Global oil markets are flashing red as fears of a Middle East storage crisis push the price of crude to levels unseen in nearly a year. Brent crude climbed as high as $91.89 per barrel this week, driven by the Iran conflict and reports that Kuwait had begun shutting down production at fields that had nowhere left to store their output. The surge of more than 25% since the war began represents the largest weekly gain in oil since the Covid-19 pandemic took hold in 2020.
The core concern gripping energy traders is not just the conflict itself, but the cascading storage crisis it has triggered. When oil cannot be sold or transported, it must be stored — and storage tanks across the Gulf are rapidly filling up. Consultants now estimate that Saudi Arabia and the UAE could exhaust their remaining storage capacity within 20 days, potentially forcing them to join Kuwait in cutting production.
For oil producers, shutting down a well is not a simple switch to flip. The process of restarting production after a shutdown is technically complex, expensive, and slow — sometimes taking weeks to complete. This means that any forced shutdown would not only reduce immediate supply but could keep that supply offline long after any resolution to the conflict, prolonging the price impact.

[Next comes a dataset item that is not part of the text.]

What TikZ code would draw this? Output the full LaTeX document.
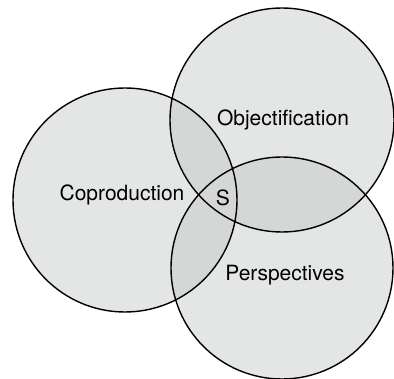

Qatar has warned that the situation is approaching a point of no return. The country’s energy minister said that continued hostilities could push all Gulf exporters to halt production within weeks, which he projected would send oil prices to $150 a barrel. Qatar itself has already suffered significant infrastructure damage from the conflict, with an Iranian drone strike disabling a major LNG terminal. The country supplies roughly a fifth of the world’s LNG, and its absence from the market is already being felt in European gas prices.
Financial markets have responded with alarm. Asia-Pacific stocks suffered their worst week since the Covid pandemic began, while European and UK indices dropped more than 5%. Bond yields soared, airline stocks cratered, and currency markets moved sharply. The prospect of sustained high energy prices has effectively ended near-term hopes for interest rate cuts in both the UK and Europe.